We are all subject to doubts and to trials of our faith. Saint Peter, whose words began the present lines, writes elsewhere of “the trial of your faith (much more precious than gold which is tried by the fire)” (I Pet. 1:7). In fact, the great saints have their faith and other theological virtues tried a great deal as they become perfected in the interior life. (See, for instance what the great Père Reginald Garrigou-Lagrange, O.P. says of the purification of faith.)

We must frequently renew this fundamental virtue by making interior acts of faith, by daily reciting the Credo, and by not permitting any doubt to undermine this necessary foundation to our spiritual edifice. But when our faith is assailed, let us be at peace. Only in peace can we have the proper internal atmosphere whereby the power of Christ can freely operate in us. If we are humble, abandoned, and confident, we will also be peaceful. Our faith will not evaporate for all that, but, rather, be strengthened. On the other hand, when we suffer from anxiety, depression, or disordered fear, we can lose our trust in the divine promises and subject ourselves to the undermining forces of the devil. (Which reminds me that the woodpecker, for its ability to undermine the structural integrity of a tree is a symbol of both heresy and the Devil — concerning which, see here, here, here, and, of course, here.)

Faith is the initium salutus, the beginning of human salvation, but not its end. Faith cleaves in this life to God as Truth. From there, we cleave by hope to God as our last Good, but that is not the highest virtue. The highest virtue is the one that cleaves to God as the Good to be loved in Himself, and that is charity, “the greatest of these” (I Cor. 13:13), which abides forever. Without faith, we cannot have charity; therefore, we cannot have God. Because of this, charity perfects what was begun by faith.
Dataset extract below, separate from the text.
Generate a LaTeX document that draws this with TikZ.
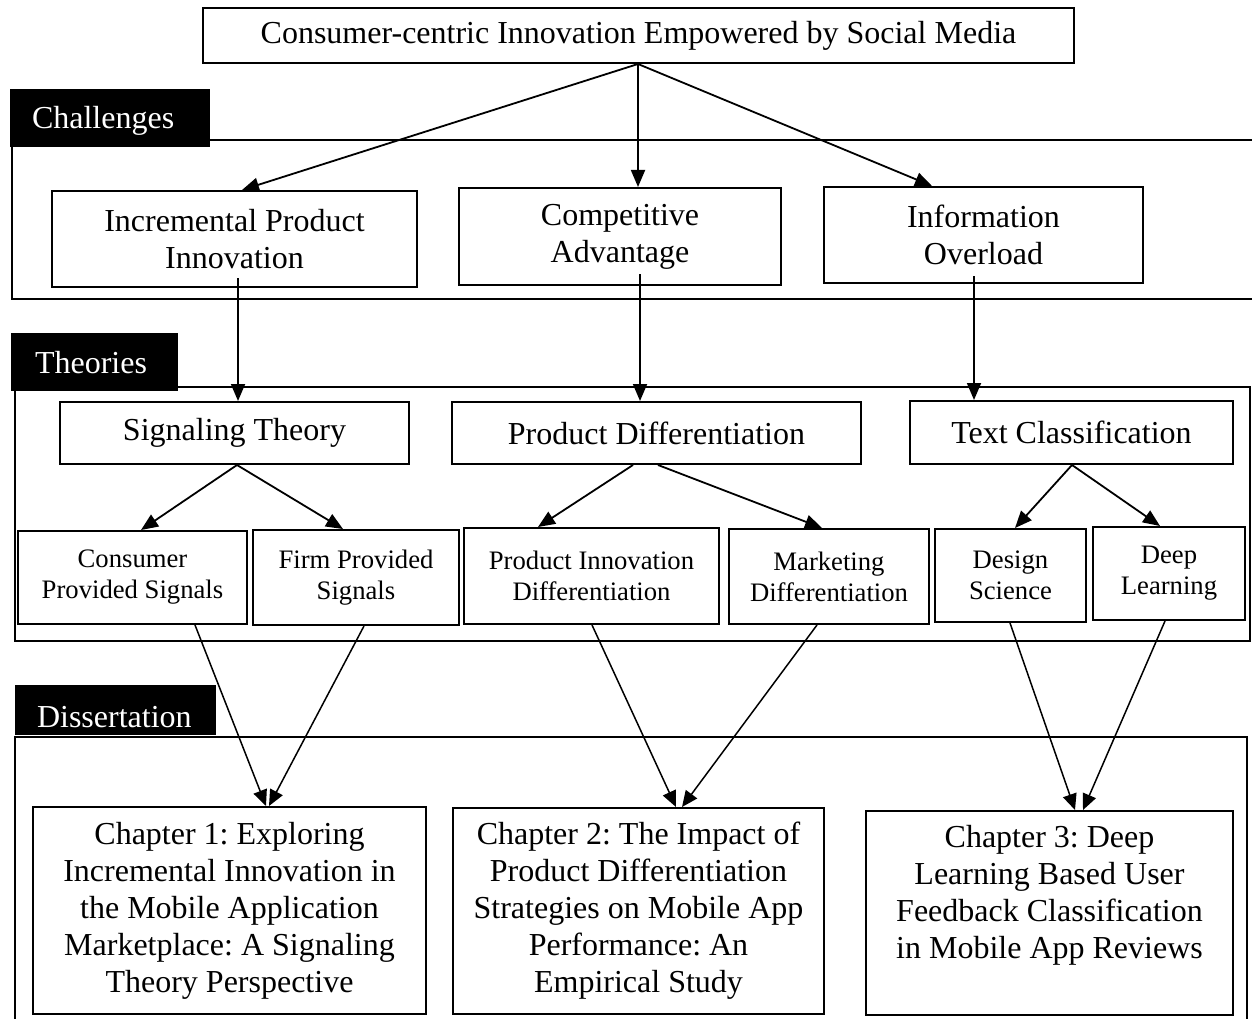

Moreover, because “perfect charity casteth out fear” (1 John 4:18), charity also completes the work of fortitude.

The motto our founders chose for us from Saint Peter’s inspired exhortation, Fortes in Fide, speaks of the necessary foundations we all need to ascend to the sublime heights of the love of God. May all who read these words do so and thus become the saints that God desires us to be.